Exercise prompt
Begin with the line holding "Give me the TikZ source for this diagram.", end with the line holding "(capl.east -| capr.west);", and repeat every line in between exactly, without pictures.

Task inputs
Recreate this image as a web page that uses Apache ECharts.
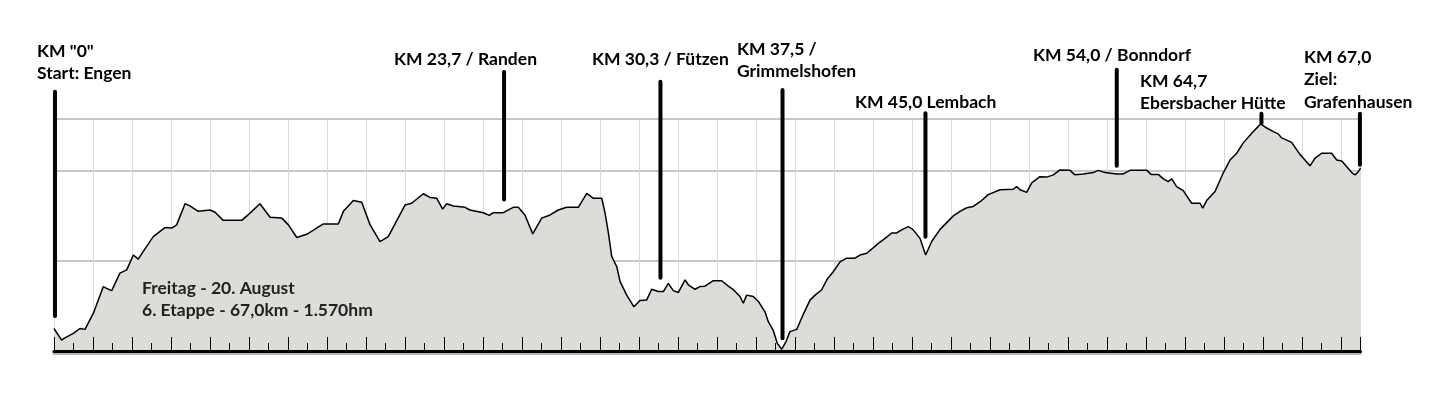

* * *

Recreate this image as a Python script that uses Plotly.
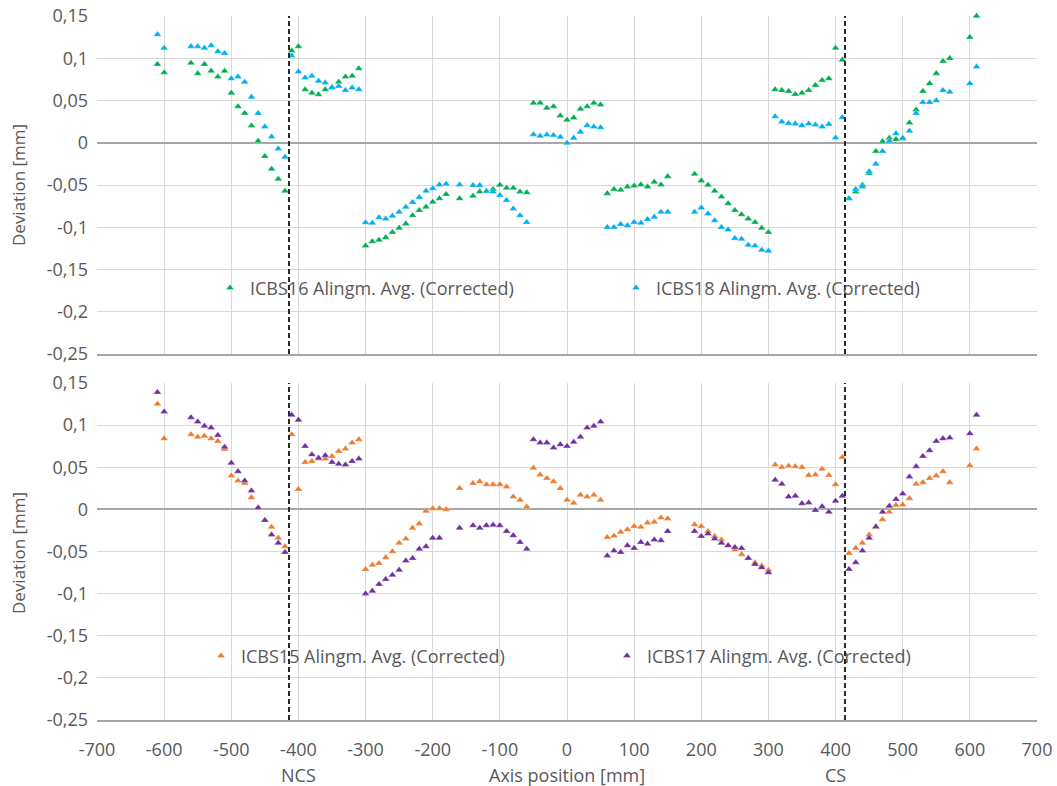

---

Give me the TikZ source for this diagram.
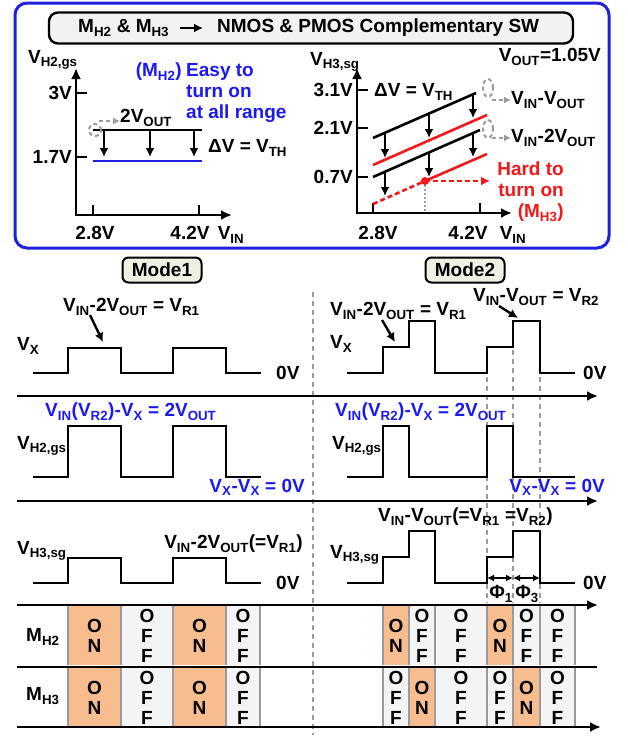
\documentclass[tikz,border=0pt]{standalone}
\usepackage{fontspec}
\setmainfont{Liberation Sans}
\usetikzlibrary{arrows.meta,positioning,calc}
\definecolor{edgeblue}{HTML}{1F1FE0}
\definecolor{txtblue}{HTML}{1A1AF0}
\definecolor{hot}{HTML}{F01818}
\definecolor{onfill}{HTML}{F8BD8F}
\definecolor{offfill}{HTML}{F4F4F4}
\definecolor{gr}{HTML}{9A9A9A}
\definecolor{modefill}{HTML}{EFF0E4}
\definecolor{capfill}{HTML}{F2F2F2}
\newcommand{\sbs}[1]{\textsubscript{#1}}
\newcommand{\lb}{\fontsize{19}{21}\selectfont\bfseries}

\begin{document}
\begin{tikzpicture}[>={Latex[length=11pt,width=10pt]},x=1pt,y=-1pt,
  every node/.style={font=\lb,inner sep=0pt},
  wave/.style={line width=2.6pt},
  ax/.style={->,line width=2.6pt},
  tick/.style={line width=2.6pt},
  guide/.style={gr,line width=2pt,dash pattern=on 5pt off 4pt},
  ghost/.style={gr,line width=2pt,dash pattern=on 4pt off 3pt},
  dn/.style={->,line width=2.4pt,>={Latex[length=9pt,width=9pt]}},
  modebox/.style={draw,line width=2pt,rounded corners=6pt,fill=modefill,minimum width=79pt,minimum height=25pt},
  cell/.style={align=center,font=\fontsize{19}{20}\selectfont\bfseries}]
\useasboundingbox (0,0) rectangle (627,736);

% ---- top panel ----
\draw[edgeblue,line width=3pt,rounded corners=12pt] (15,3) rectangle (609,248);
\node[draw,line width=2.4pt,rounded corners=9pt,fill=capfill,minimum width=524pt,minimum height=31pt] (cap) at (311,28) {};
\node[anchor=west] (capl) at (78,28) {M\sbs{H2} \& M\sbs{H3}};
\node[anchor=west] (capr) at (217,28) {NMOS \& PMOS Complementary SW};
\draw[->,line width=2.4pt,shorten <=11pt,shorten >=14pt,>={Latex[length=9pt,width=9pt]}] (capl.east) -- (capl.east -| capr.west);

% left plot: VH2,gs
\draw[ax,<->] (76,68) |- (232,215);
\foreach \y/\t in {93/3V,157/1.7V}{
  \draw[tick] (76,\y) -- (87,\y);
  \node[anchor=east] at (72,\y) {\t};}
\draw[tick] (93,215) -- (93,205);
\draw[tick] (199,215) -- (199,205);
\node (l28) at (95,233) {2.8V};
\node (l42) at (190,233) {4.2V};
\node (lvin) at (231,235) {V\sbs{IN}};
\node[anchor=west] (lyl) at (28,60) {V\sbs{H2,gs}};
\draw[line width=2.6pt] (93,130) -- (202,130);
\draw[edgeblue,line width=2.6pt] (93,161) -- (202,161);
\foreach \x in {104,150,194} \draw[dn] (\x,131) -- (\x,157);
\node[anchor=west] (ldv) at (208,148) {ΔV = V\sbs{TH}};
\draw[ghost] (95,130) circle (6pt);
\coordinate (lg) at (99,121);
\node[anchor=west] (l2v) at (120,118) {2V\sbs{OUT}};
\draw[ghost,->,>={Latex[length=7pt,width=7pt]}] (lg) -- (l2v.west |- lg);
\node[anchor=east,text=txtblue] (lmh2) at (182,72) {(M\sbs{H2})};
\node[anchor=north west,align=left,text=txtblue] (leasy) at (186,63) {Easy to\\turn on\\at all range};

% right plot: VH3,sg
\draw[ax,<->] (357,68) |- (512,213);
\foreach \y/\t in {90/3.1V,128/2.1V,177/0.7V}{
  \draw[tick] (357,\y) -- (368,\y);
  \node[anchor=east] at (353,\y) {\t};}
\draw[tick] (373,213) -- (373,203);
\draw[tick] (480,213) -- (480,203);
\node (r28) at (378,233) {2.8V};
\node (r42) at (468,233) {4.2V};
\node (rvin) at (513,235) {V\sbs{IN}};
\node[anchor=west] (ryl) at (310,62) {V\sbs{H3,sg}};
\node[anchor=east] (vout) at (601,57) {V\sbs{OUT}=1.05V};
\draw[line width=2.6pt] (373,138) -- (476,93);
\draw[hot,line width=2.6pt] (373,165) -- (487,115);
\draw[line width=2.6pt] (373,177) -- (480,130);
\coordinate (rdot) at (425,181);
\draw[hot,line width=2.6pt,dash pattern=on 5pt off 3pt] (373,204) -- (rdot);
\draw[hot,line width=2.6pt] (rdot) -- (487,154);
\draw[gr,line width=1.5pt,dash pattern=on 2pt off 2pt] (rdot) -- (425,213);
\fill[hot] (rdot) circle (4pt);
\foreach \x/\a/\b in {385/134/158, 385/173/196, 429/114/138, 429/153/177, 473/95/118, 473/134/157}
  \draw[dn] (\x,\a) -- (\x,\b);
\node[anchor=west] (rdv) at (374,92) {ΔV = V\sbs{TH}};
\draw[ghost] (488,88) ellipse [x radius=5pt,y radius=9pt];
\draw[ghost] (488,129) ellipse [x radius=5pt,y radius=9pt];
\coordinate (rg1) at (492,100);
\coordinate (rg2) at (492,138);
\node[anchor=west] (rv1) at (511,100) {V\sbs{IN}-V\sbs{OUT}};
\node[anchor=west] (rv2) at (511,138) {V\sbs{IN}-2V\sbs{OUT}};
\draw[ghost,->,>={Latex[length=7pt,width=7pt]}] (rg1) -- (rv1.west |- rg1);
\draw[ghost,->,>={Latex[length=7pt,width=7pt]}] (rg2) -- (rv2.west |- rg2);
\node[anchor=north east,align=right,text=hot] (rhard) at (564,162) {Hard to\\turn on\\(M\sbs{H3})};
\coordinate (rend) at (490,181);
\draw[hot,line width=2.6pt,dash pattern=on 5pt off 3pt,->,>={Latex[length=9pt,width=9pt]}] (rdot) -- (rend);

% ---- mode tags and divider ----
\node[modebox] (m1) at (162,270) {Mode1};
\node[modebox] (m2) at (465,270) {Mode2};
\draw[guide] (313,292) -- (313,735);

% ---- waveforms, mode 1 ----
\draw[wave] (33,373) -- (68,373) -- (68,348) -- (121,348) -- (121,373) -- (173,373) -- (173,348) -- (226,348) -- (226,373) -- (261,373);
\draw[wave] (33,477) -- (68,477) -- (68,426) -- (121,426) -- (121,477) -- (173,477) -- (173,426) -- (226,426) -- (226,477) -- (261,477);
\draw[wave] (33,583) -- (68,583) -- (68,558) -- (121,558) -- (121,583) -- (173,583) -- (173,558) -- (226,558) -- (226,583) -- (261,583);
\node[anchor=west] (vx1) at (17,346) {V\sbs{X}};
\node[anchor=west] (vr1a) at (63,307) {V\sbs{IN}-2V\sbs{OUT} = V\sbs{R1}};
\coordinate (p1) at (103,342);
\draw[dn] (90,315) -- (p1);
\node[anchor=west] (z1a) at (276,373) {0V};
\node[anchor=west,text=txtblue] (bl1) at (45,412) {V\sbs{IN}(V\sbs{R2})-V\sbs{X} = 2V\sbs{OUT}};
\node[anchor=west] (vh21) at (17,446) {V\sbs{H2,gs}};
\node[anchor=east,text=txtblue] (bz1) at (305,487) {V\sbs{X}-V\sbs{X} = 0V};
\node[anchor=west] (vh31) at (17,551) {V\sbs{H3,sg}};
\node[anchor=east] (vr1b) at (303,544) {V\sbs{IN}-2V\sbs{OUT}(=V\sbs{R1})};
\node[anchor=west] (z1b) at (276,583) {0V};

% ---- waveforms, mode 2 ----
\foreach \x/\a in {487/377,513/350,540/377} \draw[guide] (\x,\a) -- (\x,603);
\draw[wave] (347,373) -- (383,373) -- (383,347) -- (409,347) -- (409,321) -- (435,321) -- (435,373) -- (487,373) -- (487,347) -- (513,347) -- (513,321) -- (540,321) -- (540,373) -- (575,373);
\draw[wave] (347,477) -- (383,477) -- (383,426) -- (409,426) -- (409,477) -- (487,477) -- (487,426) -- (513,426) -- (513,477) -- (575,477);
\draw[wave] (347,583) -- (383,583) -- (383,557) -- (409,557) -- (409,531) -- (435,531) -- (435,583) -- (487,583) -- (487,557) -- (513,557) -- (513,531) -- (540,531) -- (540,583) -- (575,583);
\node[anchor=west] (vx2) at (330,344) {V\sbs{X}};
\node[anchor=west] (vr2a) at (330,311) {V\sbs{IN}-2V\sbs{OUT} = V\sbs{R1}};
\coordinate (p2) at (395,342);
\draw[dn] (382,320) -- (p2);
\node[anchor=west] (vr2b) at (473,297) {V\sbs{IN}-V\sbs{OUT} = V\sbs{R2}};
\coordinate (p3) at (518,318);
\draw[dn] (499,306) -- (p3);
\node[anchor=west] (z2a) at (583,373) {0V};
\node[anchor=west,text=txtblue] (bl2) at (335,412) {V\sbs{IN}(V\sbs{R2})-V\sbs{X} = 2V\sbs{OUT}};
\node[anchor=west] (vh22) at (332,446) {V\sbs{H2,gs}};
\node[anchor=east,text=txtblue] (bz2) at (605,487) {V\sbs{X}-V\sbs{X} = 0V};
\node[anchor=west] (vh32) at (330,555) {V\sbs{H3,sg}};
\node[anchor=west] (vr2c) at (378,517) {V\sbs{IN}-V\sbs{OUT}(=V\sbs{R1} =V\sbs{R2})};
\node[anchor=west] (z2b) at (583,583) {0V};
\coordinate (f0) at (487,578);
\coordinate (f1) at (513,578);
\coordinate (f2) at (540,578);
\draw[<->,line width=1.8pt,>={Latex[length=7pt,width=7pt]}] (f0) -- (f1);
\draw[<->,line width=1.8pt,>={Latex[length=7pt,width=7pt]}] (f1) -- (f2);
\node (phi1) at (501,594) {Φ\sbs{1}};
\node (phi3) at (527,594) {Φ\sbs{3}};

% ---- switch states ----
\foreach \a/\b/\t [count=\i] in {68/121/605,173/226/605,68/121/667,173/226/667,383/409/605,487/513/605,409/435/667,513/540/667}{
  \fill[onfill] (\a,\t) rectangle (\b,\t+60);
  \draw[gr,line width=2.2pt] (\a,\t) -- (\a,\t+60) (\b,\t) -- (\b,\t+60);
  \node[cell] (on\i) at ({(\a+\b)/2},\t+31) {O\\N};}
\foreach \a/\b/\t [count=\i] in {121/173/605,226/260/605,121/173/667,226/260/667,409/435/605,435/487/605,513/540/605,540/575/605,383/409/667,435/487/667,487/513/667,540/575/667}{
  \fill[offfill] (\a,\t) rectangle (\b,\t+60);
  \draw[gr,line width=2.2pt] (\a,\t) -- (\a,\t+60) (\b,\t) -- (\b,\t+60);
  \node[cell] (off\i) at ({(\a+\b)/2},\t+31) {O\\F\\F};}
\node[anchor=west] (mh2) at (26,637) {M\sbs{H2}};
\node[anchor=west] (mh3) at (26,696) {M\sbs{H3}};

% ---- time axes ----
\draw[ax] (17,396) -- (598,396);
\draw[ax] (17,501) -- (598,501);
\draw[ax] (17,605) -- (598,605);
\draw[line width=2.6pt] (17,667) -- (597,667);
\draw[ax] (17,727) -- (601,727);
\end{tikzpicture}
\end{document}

Reply to the exercise
Give me the TikZ source for this diagram.
\documentclass[tikz,border=0pt]{standalone}
\usepackage{fontspec}
\setmainfont{Liberation Sans}
\usetikzlibrary{arrows.meta,positioning,calc}
\definecolor{edgeblue}{HTML}{1F1FE0}
\definecolor{txtblue}{HTML}{1A1AF0}
\definecolor{hot}{HTML}{F01818}
\definecolor{onfill}{HTML}{F8BD8F}
\definecolor{offfill}{HTML}{F4F4F4}
\definecolor{gr}{HTML}{9A9A9A}
\definecolor{modefill}{HTML}{EFF0E4}
\definecolor{capfill}{HTML}{F2F2F2}
\newcommand{\sbs}[1]{\textsubscript{#1}}
\newcommand{\lb}{\fontsize{19}{21}\selectfont\bfseries}

\begin{document}
\begin{tikzpicture}[>={Latex[length=11pt,width=10pt]},x=1pt,y=-1pt,
  every node/.style={font=\lb,inner sep=0pt},
  wave/.style={line width=2.6pt},
  ax/.style={->,line width=2.6pt},
  tick/.style={line width=2.6pt},
  guide/.style={gr,line width=2pt,dash pattern=on 5pt off 4pt},
  ghost/.style={gr,line width=2pt,dash pattern=on 4pt off 3pt},
  dn/.style={->,line width=2.4pt,>={Latex[length=9pt,width=9pt]}},
  modebox/.style={draw,line width=2pt,rounded corners=6pt,fill=modefill,minimum width=79pt,minimum height=25pt},
  cell/.style={align=center,font=\fontsize{19}{20}\selectfont\bfseries}]
\useasboundingbox (0,0) rectangle (627,736);

% ---- top panel ----
\draw[edgeblue,line width=3pt,rounded corners=12pt] (15,3) rectangle (609,248);
\node[draw,line width=2.4pt,rounded corners=9pt,fill=capfill,minimum width=524pt,minimum height=31pt] (cap) at (311,28) {};
\node[anchor=west] (capl) at (78,28) {M\sbs{H2} \& M\sbs{H3}};
\node[anchor=west] (capr) at (217,28) {NMOS \& PMOS Complementary SW};
\draw[->,line width=2.4pt,shorten <=11pt,shorten >=14pt,>={Latex[length=9pt,width=9pt]}] (capl.east) -- (capl.east -| capr.west);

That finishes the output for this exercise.